Task details: Pictures stay out of the copy; restate everything else in the material exactly.

Data excerpt:
_ _ _ _ _

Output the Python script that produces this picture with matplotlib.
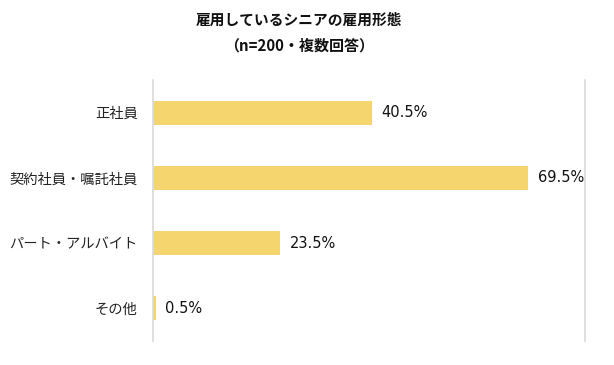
import matplotlib
matplotlib.use("Agg")
import matplotlib.pyplot as plt

plt.rcParams['font.family'] = ['Noto Sans CJK JP', 'DejaVu Sans']

categories = ["正社員", "契約社員・嘱託社員", "パート・アルバイト", "その他"]
values = [40.5, 69.5, 23.5, 0.5]
value_labels = ["40.5%", "69.5%", "23.5%", "0.5%"]
title_lines = ["雇用しているシニアの雇用形態", "（n=200・複数回答）"]

fig = plt.figure(figsize=(6.14, 3.65), dpi=100)
ax = fig.add_axes([153/614, 24/365, 432/614, 261/365])

bar_color = "#F5D66E"
ypos = list(range(len(categories)))
ax.barh(ypos, values, height=0.37, color=bar_color)
ax.set_xlim(0, 80)
ax.set_ylim(len(categories) - 0.5, -0.5)
ax.set_yticks(ypos)
ax.set_yticklabels(categories, fontsize=10.3, color="#222222")
ax.tick_params(axis='y', length=0, pad=11)
ax.set_xticks([])

for sp in ['top', 'bottom']:
    ax.spines[sp].set_visible(False)
for sp in ['left', 'right']:
    ax.spines[sp].set_color("#D9D9D9")
    ax.spines[sp].set_linewidth(1.2)

for y, v, lab in zip(ypos, values, value_labels):
    ax.annotate(lab, xy=(v, y), xytext=(7, 0), textcoords='offset points',
                va='center', ha='left', fontsize=10.5, color="#111111",
                family=['DejaVu Sans'])

fig.text(299/614, 1 - 20/365, title_lines[0], ha='center', va='center',
         fontsize=10.6, fontweight='bold', color="#111111")
fig.text(299/614, 1 - 46/365, title_lines[1], ha='center', va='center',
         fontsize=10.8, fontweight='bold', color="#111111")

fig.savefig("out.png", dpi=100)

_ _ _ _ _

Finished answer:
Output the Python script that produces this picture with matplotlib.
import matplotlib
matplotlib.use("Agg")
import matplotlib.pyplot as plt

plt.rcParams['font.family'] = ['Noto Sans CJK JP', 'DejaVu Sans']

categories = ["正社員", "契約社員・嘱託社員", "パート・アルバイト", "その他"]
values = [40.5, 69.5, 23.5, 0.5]
value_labels = ["40.5%", "69.5%", "23.5%", "0.5%"]
title_lines = ["雇用しているシニアの雇用形態", "（n=200・複数回答）"]

fig = plt.figure(figsize=(6.14, 3.65), dpi=100)
ax = fig.add_axes([153/614, 24/365, 432/614, 261/365])

bar_color = "#F5D66E"
ypos = list(range(len(categories)))
ax.barh(ypos, values, height=0.37, color=bar_color)
ax.set_xlim(0, 80)
ax.set_ylim(len(categories) - 0.5, -0.5)
ax.set_yticks(ypos)
ax.set_yticklabels(categories, fontsize=10.3, color="#222222")
ax.tick_params(axis='y', length=0, pad=11)
ax.set_xticks([])

for sp in ['top', 'bottom']:
    ax.spines[sp].set_visible(False)
for sp in ['left', 'right']:
    ax.spines[sp].set_color("#D9D9D9")
    ax.spines[sp].set_linewidth(1.2)

for y, v, lab in zip(ypos, values, value_labels):
    ax.annotate(lab, xy=(v, y), xytext=(7, 0), textcoords='offset points',
                va='center', ha='left', fontsize=10.5, color="#111111",
                family=['DejaVu Sans'])

fig.text(299/614, 1 - 20/365, title_lines[0], ha='center', va='center',
         fontsize=10.6, fontweight='bold', color="#111111")
fig.text(299/614, 1 - 46/365, title_lines[1], ha='center', va='center',
         fontsize=10.8, fontweight='bold', color="#111111")

fig.savefig("out.png", dpi=100)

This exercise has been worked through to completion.